Does free trade lead to lower prices?

Maybe.

I'm no economist, so I found this analysis of free trade to be enlightening.
When a country opens up to trade (or liberalizes its trade), it is the relative price of imports that comes down; by necessity, the relative prices of its exports must go up! Consumers are better off to the extent that their consumption basket is weighted towards importables...
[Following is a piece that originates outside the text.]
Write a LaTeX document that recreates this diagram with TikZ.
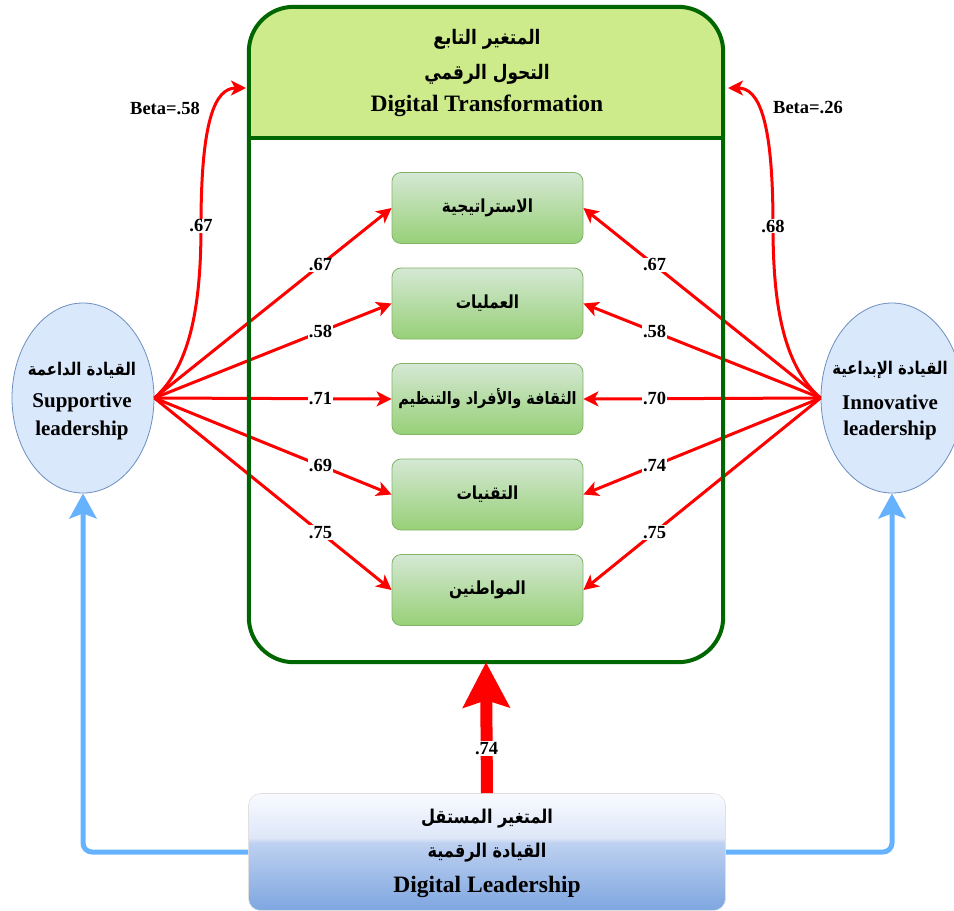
\documentclass[tikz,border=0pt]{standalone}
\usepackage{fontspec}
\setmainfont{Liberation Serif}
\newfontfamily\arabicfont[Script=Arabic,FakeStretch=0.85]{DejaVu Sans}
\TeXXeTstate=1
\usetikzlibrary{arrows.meta,shapes.geometric}
\definecolor{dkgreen}{RGB}{0,102,0}
\definecolor{hdr}{RGB}{205,235,139}
\definecolor{gtop}{RGB}{213,232,212}
\definecolor{gbot}{RGB}{151,208,119}
\definecolor{gbord}{RGB}{130,179,102}
\definecolor{efill}{RGB}{218,232,252}
\definecolor{ebord}{RGB}{108,142,191}
\definecolor{blu}{RGB}{102,178,255}
\definecolor{btop}{RGB}{248,250,255}
\definecolor{bmida}{RGB}{222,231,248}
\definecolor{bmidb}{RGB}{190,209,240}
\definecolor{bbot}{RGB}{126,166,224}
\pgfdeclareverticalshading{glossyblue}{100bp}{color(0bp)=(bbot); color(25bp)=(bbot); color(54bp)=(bmidb); color(56bp)=(bmida); color(75bp)=(btop); color(100bp)=(btop)}
\newcommand{\AR}[1]{{\arabicfont\bfseries\beginR #1\endR}}
\begin{document}
\begin{tikzpicture}[x=1pt,y=-1pt,
  redarr/.style={draw=red, line width=3pt, -{Stealth[length=15pt,width=15pt,inset=4pt]}},
  lbl/.style={fill=white, inner sep=1pt, font=\bfseries\fontsize{18.5}{20}\selectfont},
  ibox/.style={draw=gbord, line width=0.8pt, rounded corners=9pt, top color=gtop, bottom color=gbot, minimum width=191pt, minimum height=71pt, inner sep=0pt, font=\fontsize{18}{21}\selectfont},
  ell/.style={ellipse, draw=ebord, line width=0.8pt, fill=efill, minimum width=142pt, minimum height=190pt, inner sep=0pt},
  arhd/.style={font=\fontsize{20}{24}\selectfont},
  arbt/.style={font=\fontsize{19}{23}\selectfont},
  enbig/.style={font=\bfseries\fontsize{23.5}{26}\selectfont},
  arsm/.style={font=\fontsize{17.5}{21}\selectfont},
  ensm/.style={font=\bfseries\fontsize{21}{24}\selectfont},
  bluarr/.style={draw=blu, line width=5pt, rounded corners=9pt, -{Stealth[length=25pt,width=27pt,inset=5pt]}}
]
\useasboundingbox (0,0) rectangle (954,911);

% container background
\node[fill=white, rounded corners=45pt, minimum width=474pt, minimum height=655pt, inner sep=0pt] (C) at (486,334.5) {};
\begin{scope}
  \clip[rounded corners=45pt] (C.south west) rectangle (C.north east);
  \fill[hdr] (C.north west) rectangle (C.east |- 0,137.5);
\end{scope}

% ellipses
\node[ell] (L) at (83,398) {};
\node[ell] (R) at (892,398) {};

% inner boxes
\node[ibox] (s1) at (487.5,208) {\AR{الاستراتيجية}};
\node[ibox] (s2) at (487.5,303.5) {\AR{العمليات}};
\node[ibox, font=\fontsize{17}{20}\selectfont] (s3) at (487.5,399) {\AR{الثقافة والأفراد والتنظيم}};
\node[ibox] (s4) at (487.5,494.5) {\AR{التقنيات}};
\node[ibox] (s5) at (487.5,590) {\AR{المواطنين}};

% bottom box
\node[shading=glossyblue, draw=black!12, line width=0.6pt, rounded corners=12pt, minimum width=477pt, minimum height=117pt, inner sep=0pt] (B) at (487,852) {};

% red arrows from left
\draw[redarr] (L.east) -- (s1.west) node[lbl, pos=0.7] {.67};
\draw[redarr] (L.east) -- (s2.west) node[lbl, pos=0.7] {.58};
\draw[redarr] (L.east) -- (s3.west) node[lbl, pos=0.7] {.71};
\draw[redarr] (L.east) -- (s4.west) node[lbl, pos=0.7] {.69};
\draw[redarr] (L.east) -- (s5.west) node[lbl, pos=0.7] {.75};
% red arrows from right
\draw[redarr] (R.west) -- (s1.east) node[lbl, pos=0.7] {.67};
\draw[redarr] (R.west) -- (s2.east) node[lbl, pos=0.7] {.58};
\draw[redarr] (R.west) -- (s3.east) node[lbl, pos=0.7] {.70};
\draw[redarr] (R.west) -- (s4.east) node[lbl, pos=0.7] {.74};
\draw[redarr] (R.west) -- (s5.east) node[lbl, pos=0.7] {.75};

% curved arrows to header
\coordinate (tl) at (246,88);
\coordinate (tr) at (728,88);
\draw[redarr] (L.east) .. controls (192,365) and (201,300) .. (201,226) node[lbl] {.67}
   .. controls (201,120) and (215,88) .. (tl);
\draw[redarr] (R.west) .. controls (782,365) and (773,300) .. (773,226) node[lbl] {.68}
   .. controls (773,120) and (759,88) .. (tr);

% container border and divider
\draw[dkgreen, line width=4pt, rounded corners=45pt] (C.south west) rectangle (C.north east);
\draw[dkgreen, line width=4pt] (C.west |- 0,137.5) -- (C.east |- 0,137.5);

% header texts
\node[arhd] (h1) at (487,39) {\AR{المتغير التابع}};
\node[arhd] (h2) at (487,74) {\AR{التحول الرقمي}};
\node[enbig] (h3) at (487,106) {Digital Transformation};

% beta labels
\node[lbl, fill=none] (b1) at (165,108) {Beta=.58};
\node[lbl, fill=none] (b2) at (808,108) {Beta=.26};

% ellipse texts
\node[arsm] (l1) at (82,370) {\AR{القيادة الداعمة}};
\node[ensm] (l2) at (82,402) {Supportive};
\node[ensm] (l3) at (82,430) {leadership};
\node[arsm] (r1) at (890,370) {\AR{القيادة الإبداعية}};
\node[ensm] (r2) at (890,402) {Innovative};
\node[ensm] (r3) at (890,430) {leadership};

% bottom texts
\node[arbt] (d1) at (487,819) {\AR{المتغير المستقل}};
\node[arbt] (d2) at (487,853) {\AR{القيادة الرقمية}};
\node[enbig] (d3) at (487,887) {Digital Leadership};

% big arrow
\draw[draw=red, line width=12pt, -{Stealth[length=45pt,width=46pt,inset=7pt]}] (B.north) -- (C.south) node[lbl, pos=0.34] {.74};

% blue arrows
\draw[bluarr] (B.west) -| (L.south);
\draw[bluarr] (B.east) -| (R.south);
\end{tikzpicture}
\end{document}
...And in the U.S., the Wal-Mart effect has to be qualified to take into account the fact that the relative price of the goods that the U.S. exports (including for example agricultural commodities) is higher than it would have been absent trade.
So cheap things at Wal-Mart make food more expensive. Unless you just use the credit card, that is:
Of course, if you are running a huge trade deficit like the U.S., you can have cheaper prices all around—for all to go on a consumption binge as long as the party lasts.
The last thing I found interesting was that globalization advocates tout the economies of scale in large-scale production, but Rodrik puts the kibosh on that:
Scale economies raise a whole set of new conundrums (which is why I had stuck with the standard comparative advantage story). In particular, since scale economies are not compatible with perfect competition, we find ourselves in a second-best world with all kinds of strange possibilities.
In other words, free trade can give us cheap imports (Chinese lead toys), but may make our exports more expensive, especially if we stop having trade deficits.